§ What to produce
Output the first line of the listing and each line after it, up to and including the line that contains "colors = ['#2379a7', '#f69324', '#7f7f7f']", exactly as written, minus the pictures.

* START Source material *

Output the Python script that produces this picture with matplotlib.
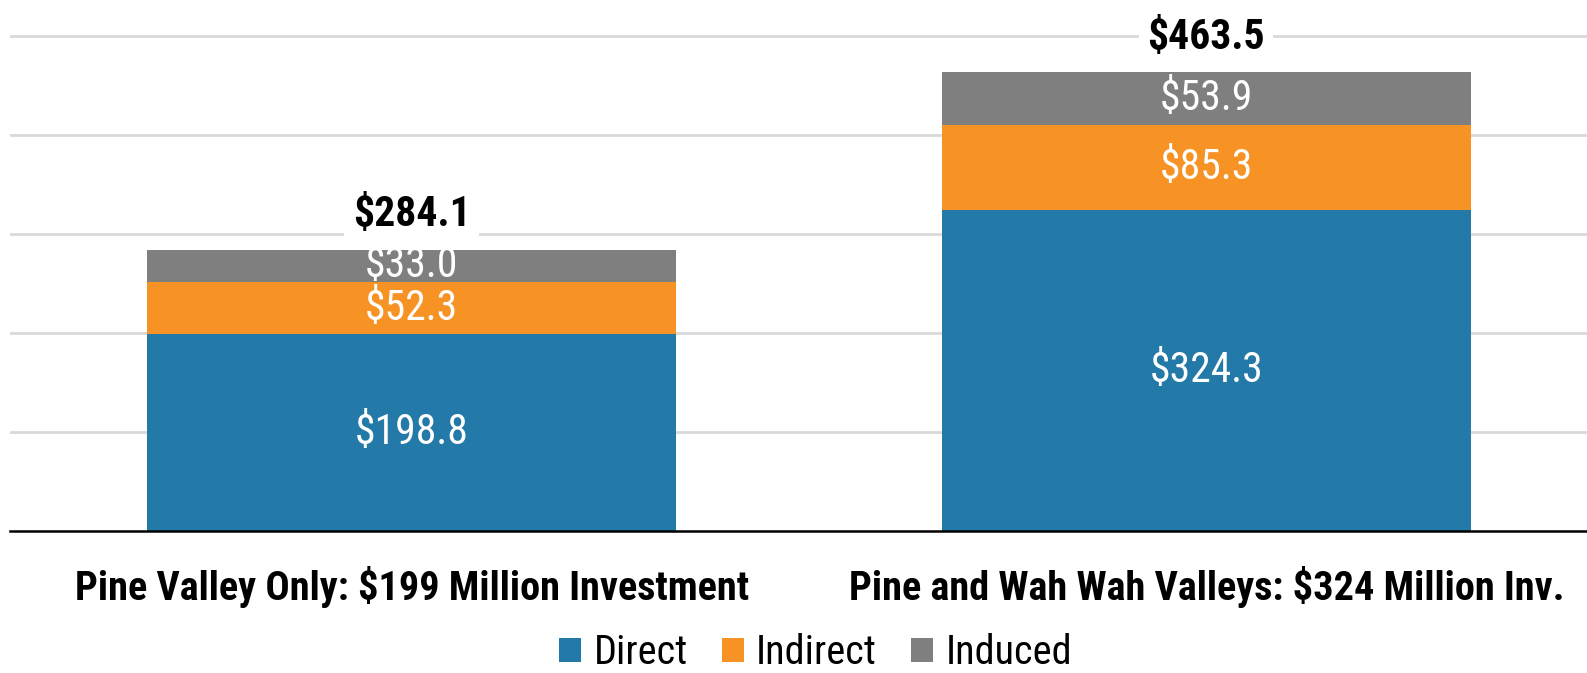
import matplotlib.pyplot as plt
import numpy as np

# data
scenarios = ['Pine Valley Only: $199 Million Investment',
             'Pine and Wah Wah Valleys: $324 Million Inv.']
direct = [198.8, 324.3]
indirect = [52.3, 85.3]
induced = [33.0, 53.9]
totals = [284.1, 463.5]
series_names = ['Direct', 'Indirect', 'Induced']
colors = ['#2379a7', '#f69324', '#7f7f7f']

plt.rcParams['font.family'] = ['Roboto Condensed', 'Archivo Narrow', 'Liberation Sans', 'DejaVu Sans']

fig = plt.figure(figsize=(15.87, 6.73), dpi=100)
ax = fig.add_axes([0.006, 0.211, 0.994, 0.789])

x = np.arange(len(scenarios))
w = 0.665
bottom = np.zeros(len(x))
for vals, name, c in zip([direct, indirect, induced], series_names, colors):
    ax.bar(x, vals, w, bottom=bottom, color=c, label=name, zorder=2)
    for xi, b, v in zip(x, bottom, vals):
        ax.text(xi, b + v / 2, f'${v:.1f}', ha='center', va='center',
                color='white', fontsize=30, zorder=3)
    bottom += np.array(vals)

for xi, t in zip(x, totals):
    ax.text(xi, t + 35, f'${t:.1f}', ha='center', va='center', fontsize=30,
            fontweight='bold', zorder=4,
            bbox=dict(facecolor='white', edgecolor='none', pad=6))

ax.set_xlim(-0.506, 1.479)
ax.set_ylim(0, 536)
ax.set_yticks([100, 200, 300, 400, 500])
ax.yaxis.grid(True, color='#d9d9d9', lw=2, zorder=0)
ax.set_axisbelow(True)
ax.tick_params(axis='y', left=False, labelleft=False)
ax.tick_params(axis='x', length=0, pad=25)
ax.set_xticks(x)
ax.set_xticklabels(scenarios, fontsize=29, fontweight='bold')
for s in ['top', 'right', 'left']:
    ax.spines[s].set_visible(False)
ax.spines['bottom'].set_linewidth(1.8)

fig.legend(loc='center', bbox_to_anchor=(0.514, 0.03), ncol=3, frameon=False,
           fontsize=29, handlelength=0.55, handleheight=0.55, handletextpad=0.3,
           columnspacing=0.85)

fig.savefig('out.png', dpi=100)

* END Source material *

§ Finished task
Output the Python script that produces this picture with matplotlib.
import matplotlib.pyplot as plt
import numpy as np

# data
scenarios = ['Pine Valley Only: $199 Million Investment',
             'Pine and Wah Wah Valleys: $324 Million Inv.']
direct = [198.8, 324.3]
indirect = [52.3, 85.3]
induced = [33.0, 53.9]
totals = [284.1, 463.5]
series_names = ['Direct', 'Indirect', 'Induced']
colors = ['#2379a7', '#f69324', '#7f7f7f']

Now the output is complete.